Pour ibn ‘Arabi, le Prophète Mohammed (que la paix soit sur lui) est le modèle par excellence du bon comportement, une attitude d’humilité, de servitude qui s’accompagne aux plus hauts degrés spirituels, ainsi que de la plus haute proximité de Dieu. Le prototype de cette réalisation du Prophète est symbolisé par le voyage nocturne qui allait le conduire jusqu’au plus haut degré de la Proximité divine, au septième ciel. Selon ibn ‘Arabi le Futuwah est symboliquement le troisième ciel de ce voyage, en tant qu’ordre de souveraineté et de justice, symbolisée par l’épée de combat pour la foi. Il s’agit d’un combat contre soi-même pour le rétablissement de sa nature essentielle, celle de la jeunesse intemporelle de l’âme du “fata”.
Nuh ‘al’ Ayyar, nous donne sa définition de la “Futuwah“ : « La mienne consiste à ôter l’habit du siècle, à revêtir l’habit des soufis, puis à faire toutes les actions qui conviennent à ce vêtement dans l’espoir de devenir soufi et de me défaire de mes péchés de par le sentiment de pudeur révérencielle que j’éprouverai alors devant Dieu.
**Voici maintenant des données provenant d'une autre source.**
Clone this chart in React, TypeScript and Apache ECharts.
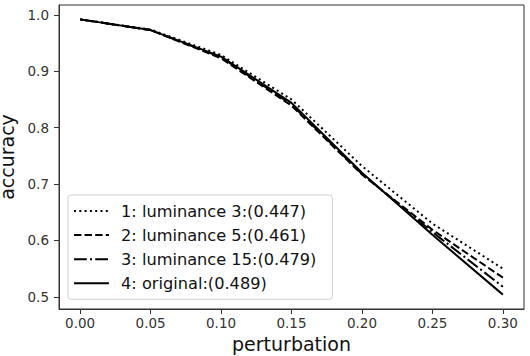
import React, { useEffect, useRef } from "react";
import * as echarts from "echarts";

const xValues = [0, 0.05, 0.1, 0.15, 0.2, 0.25, 0.3];
const lum3 = [0.992, 0.974, 0.929, 0.85, 0.732, 0.63, 0.55];
const lum5 = [0.992, 0.973, 0.923, 0.839, 0.717, 0.619, 0.534];
const lum15 = [0.992, 0.973, 0.925, 0.841, 0.718, 0.615, 0.518];
const original = [0.992, 0.973, 0.926, 0.844, 0.72, 0.61, 0.504];
const seriesNames = [
  "1: luminance 3:(0.447)",
  "2: luminance 5:(0.461)",
  "3: luminance 15:(0.479)",
  "4: original:(0.489)",
];
const xTicks = [0, 0.05, 0.1, 0.15, 0.2, 0.25, 0.3];
const yTicks = [0.5, 0.6, 0.7, 0.8, 0.9, 1.0];

const FONT = "DejaVu Sans";

export default function App() {
  const ref = useRef<HTMLDivElement>(null);
  useEffect(() => {
    document.body.style.margin = "0";
    if (!ref.current) return;
    const chart = echarts.init(ref.current, null, { renderer: "svg" });
    const allData = [lum3, lum5, lum15, original];
    const dashes: any[] = [[2, 3.3], [7.4, 3.2], [12.8, 3.2, 2, 3.2], "solid"];
    const series = allData.map((vals, i) => ({
      name: seriesNames[i],
      type: "line",
      symbol: "none",
      data: xValues.map((x, j) => [x, vals[j]]),
      lineStyle: { color: "#000", width: 2, type: dashes[i] },
      itemStyle: { color: "#000" },
    }));
    chart.setOption({
      animation: false,
      backgroundColor: "#fff",
      grid: {
        left: 59,
        right: 6,
        top: 5,
        bottom: 47,
        show: true,
        borderColor: "#333",
        borderWidth: 1,
        containLabel: false,
        outerBoundsMode: "none",
      },
      xAxis: {
        type: "value",
        min: -0.015,
        max: 0.315,
        name: "perturbation",
        nameLocation: "middle",
        nameGap: 25,
        nameTextStyle: { fontFamily: FONT, fontSize: 19, color: "#111" },
        splitLine: { show: false },
        axisLine: { show: true, onZero: false, lineStyle: { color: "#333" } },
        axisTick: { show: true, length: 5, customValues: xTicks, lineStyle: { color: "#333" } },
        axisLabel: {
          customValues: xTicks,
          formatter: (v: number) => v.toFixed(2),
          fontFamily: FONT,
          fontSize: 13.5,
          color: "#333",
          margin: 7,
        },
      },
      yAxis: {
        type: "value",
        min: 0.4785,
        max: 1.0175,
        name: "accuracy",
        nameLocation: "middle",
        nameGap: 30,
        nameTextStyle: { fontFamily: FONT, fontSize: 19, color: "#111", lineHeight: 19 },
        splitLine: { show: false },
        axisLine: { show: true, onZero: false, lineStyle: { color: "#333" } },
        axisTick: { show: true, length: 5, customValues: yTicks, lineStyle: { color: "#333" } },
        axisLabel: {
          customValues: yTicks,
          formatter: (v: number) => v.toFixed(1),
          fontFamily: FONT,
          fontSize: 13.5,
          color: "#333",
          margin: 10,
        },
      },
      legend: {
        data: seriesNames,
        orient: "vertical",
        left: 68,
        top: 195,
        itemWidth: 35,
        itemHeight: 14,
        itemGap: 8.1,
        padding: [8, 16, 8, 5],
        borderColor: "#d0d0d0",
        borderWidth: 1,
        borderRadius: 3,
        backgroundColor: "rgba(255,255,255,0.85)",
        itemStyle: { opacity: 0 },
        textStyle: { fontFamily: FONT, fontSize: 16.2, color: "#111", padding: [0, 0, 0, 7] },
      },
      series,
    });
    return () => chart.dispose();
  }, []);
  return <div ref={ref} style={{ width: 530, height: 356 }} />;
}
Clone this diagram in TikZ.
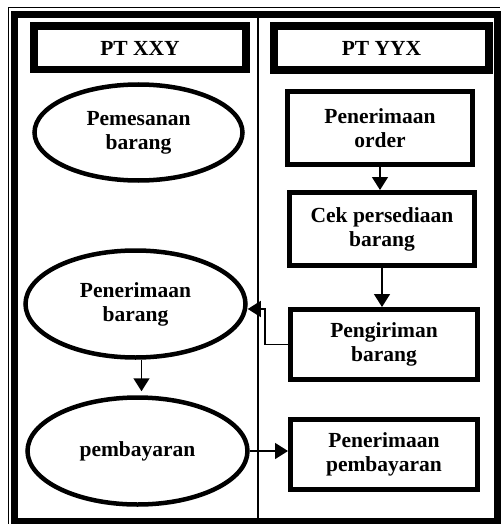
\documentclass[tikz,border=0pt]{standalone}
\usepackage{fontspec}
\setmainfont{Liberation Serif}
\usetikzlibrary{arrows.meta,shapes.geometric}
\begin{document}
\begin{tikzpicture}[x=1pt,y=-1pt,
    font=\bfseries\fontsize{21.5}{24}\selectfont,
    head/.style={draw,line width=7.5pt,minimum width=212pt,minimum height=43.5pt,inner sep=0pt},
    proc/.style={draw,line width=5pt,minimum width=185pt,minimum height=73pt,align=center,inner sep=0pt},
    act/.style={draw,ellipse,line width=4.5pt,inner sep=0pt,align=center},
    flow/.style={line width=1.5pt,-{Stealth[inset=0pt,length=13pt,width=16pt]}}]
    \useasboundingbox (0,0) rectangle (500,524);
    \draw[line width=7pt] (14.5,14.5) rectangle (497,521);
    \draw[line width=1pt] (8,524) -- (8,8) -- (500,8);
    \draw[line width=1.3pt] (258,18) -- (258,518);

    \node[head] (h1) at (140,48) {PT XXY};
    \node[head,minimum width=215pt,minimum height=44pt] (h2) at (381.5,48) {PT YYX};

    \node[act,minimum width=208pt,minimum height=96pt] (u1) at (138.5,132.5) {Pemesanan\\barang};
    \node[act,minimum width=220pt,minimum height=107pt] (u2) at (135.5,304) {Penerimaan\\barang};
    \node[act,minimum width=220pt,minimum height=107pt] (u3) at (137.5,451) {pembayaran};

    \node[proc] (w1) at (380,128) {Penerimaan\\order};
    \node[proc] (w2) at (382,229) {Cek persediaan\\barang};
    \node[proc,minimum width=187pt,minimum height=70pt] (w3) at (384,344.5) {Pengiriman\\barang};
    \node[proc,minimum width=187pt,minimum height=70pt] (w4) at (384,454.5) {Penerimaan\\pembayaran};

    \draw[flow] (w1.south) -- (w1.south |- w2.north);
    \draw[flow] (w2.south) -- (w2.south |- w3.north);
    \draw[flow] (w3.west) -- ++(-23,0) |- ([yshift=-5pt]u2.east);
    \draw[flow,shorten >=4pt] ([xshift=6pt]u2.south) -- ([xshift=6pt]u2.south |- u3.north);
    \draw[flow] (u3.east) -- (u3.east -| w4.west);
\end{tikzpicture}
\end{document}
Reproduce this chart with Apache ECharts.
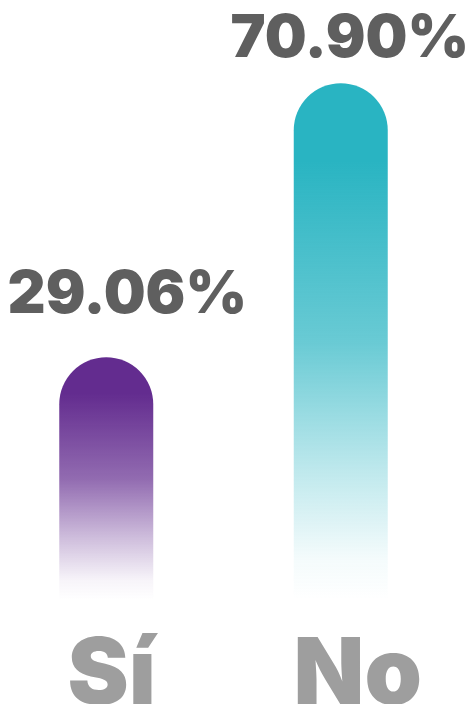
<!DOCTYPE html>
<html>
<head>
<meta charset="utf-8">
<script src="https://cdn.jsdelivr.net/npm/echarts@6/dist/echarts.min.js"></script>
<style>
  html, body { margin: 0; padding: 0; background: #fff; }
  #main { width: 473px; height: 704px; }
</style>
</head>
<body>
<div id="main"></div>
<script>
// datos
var categories = ['Sí', 'No'];
var values = [29.06, 70.90];
var barColors = ['99,44,143', '41,180,194'];
// desplazamiento de las etiquetas de porcentaje [dx, dy]
var labelShift = [[21, -32], [9, -14]];

var chartDom = document.getElementById('main');
var myChart = echarts.init(chartDom);

function renderBar(params, api) {
  var idx = params.dataIndex;
  var top = api.coord([idx, api.value(1)]);
  var cs = params.coordSys;
  var bottom = cs.y + cs.height;
  var w = 94;
  var rgb = barColors[idx];
  return {
    type: 'group',
    children: [{
      type: 'rect',
      shape: { x: top[0] - w / 2, y: top[1], width: w, height: bottom - top[1], r: [w / 2, w / 2, 0, 0] },
      style: {
        fill: new echarts.graphic.LinearGradient(0, 0, 0, 1, [
          { offset: 0, color: 'rgba(' + rgb + ',1)' },
          { offset: 0.15, color: 'rgba(' + rgb + ',1)' },
          { offset: 0.5, color: 'rgba(' + rgb + ',0.7)' },
          { offset: 0.75, color: 'rgba(' + rgb + ',0.3)' },
          { offset: 0.92, color: 'rgba(' + rgb + ',0.05)' },
          { offset: 1, color: 'rgba(' + rgb + ',0)' }
        ])
      }
    }, {
      type: 'text',
      x: top[0] + labelShift[idx][0],
      y: top[1] + labelShift[idx][1],
      style: {
        text: api.value(1).toFixed(2) + '%',
        fill: '#5f5f5f',
        font: '900 59px Inter',
        align: 'center',
        verticalAlign: 'bottom'
      }
    }]
  };
}

var option = {
  animation: false,
  grid: { left: -11, width: 469, top: 76, height: 524, outerBoundsMode: 'none' },
  xAxis: {
    type: 'category',
    data: categories,
    axisLine: { show: false },
    axisTick: { show: false },
    axisLabel: {
      margin: 30,
      formatter: function (v) { return v === 'Sí' ? '{a|' + v + '}' : '{b|' + v + '}'; },
      rich: {
        a: { color: '#9e9e9e', fontFamily: 'Inter', fontWeight: 900, fontSize: 92, padding: [0, 0, 0, 11] },
        b: { color: '#9e9e9e', fontFamily: 'Inter', fontWeight: 900, fontSize: 92, padding: [0, 0, 0, 34] }
      }
    }
  },
  yAxis: {
    type: 'value',
    min: -8,
    max: 72,
    show: false
  },
  series: [{
    type: 'custom',
    renderItem: renderBar,
    data: values.map(function (v, i) { return [i, v]; })
  }]
};
myChart.setOption(option);
</script>
</body>
</html>
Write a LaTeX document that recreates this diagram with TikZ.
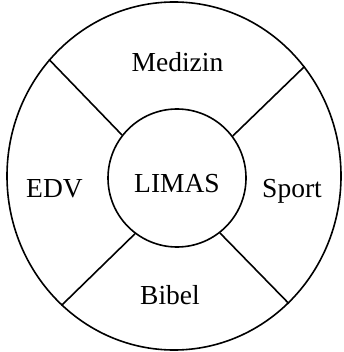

Quand à toi, ta Futuwah consiste à te défaire de l’habit du soufi que les gens ne se mettent à ton service en étant trompés par ton apparence. La Futuwah telle que je l’entends, c’est la stricte observance de la loi religieuse ; telle que tu l’entends, c’est l’obéissance à la voix intérieure. »
Le symbole du chevalier :
L’idée du chevalier est un élément de la culture universelle et un type supérieur d’humanité. La chevalerie est un refus de la corruption. C’est un symbole intériorisé, il concerne la lutte spirituelle. Le chevalier est le maître de sa monture, celle-ci pouvant être, outre son cheval, son moi, son âme, au service du Roi, le dévouement à la dame élue. Tout aspirant au soufisme serait alors aspirant à la chevalerie. Le chevalier n’est pas souverain, il est servant. Il se réalise dans l’action pour une grande cause. Pourtant il y a des chevaliers qui s’érigent en souverains, défenseurs de leur propre territoire, leur propre trésor, leurs propres visions, ici on peu retrouver l’esprit des confréries. La chevalerie donne un code d’honneur à la guerre, à l’amour et à la mort. Le chevalier se sacrifie jusqu’à la mort. Il lutte contre les forces du mal .Le chevalier est l’image de ce qu’un homme peut devenir, de celui que l’on désire, celui sur le coeur duquel on souhaite se reposer.
Le chevalier désigne aussi certaines espèces d’ oiseaux et de poissons. Le poisson vivant dans l’eau, qui est l’essence de la vie et de la purification. Il représente la sagesse, le mysticisme, remontant des profondeurs.
L’oiseau lui est symbole de la connaissance spirituelle, des états spirituels et de l’élévation, dans le vol, ce vol entre terre et ciel, le bas et le haut, le bas-monde et le royaume céleste. Le chant de l’oiseau, est lui le chant de l’amour pour le Créateur, Son rappel, Son invocation.
Les femmes et la futuwah:
Parmi les femmes éminentes, il nous faut mentionner Karima de Merw (morte en 1070). Elle est d’après Massignon, à mettre en relation avec la “futuwah féminine“ telle que l’aurait fondée Khadidja al-Djahniyya (morte en 1067), manifestement en tant que communauté parallèle aux institutions corporatistes masculines. Les futuwah, était des confréries qui défendaient les idéaux d’une authentique virilité et liées à une observance des plus rigoureuse des offices divins, et on découvre que la femme aussi pouvait suivre la futuwah et y avait sa place.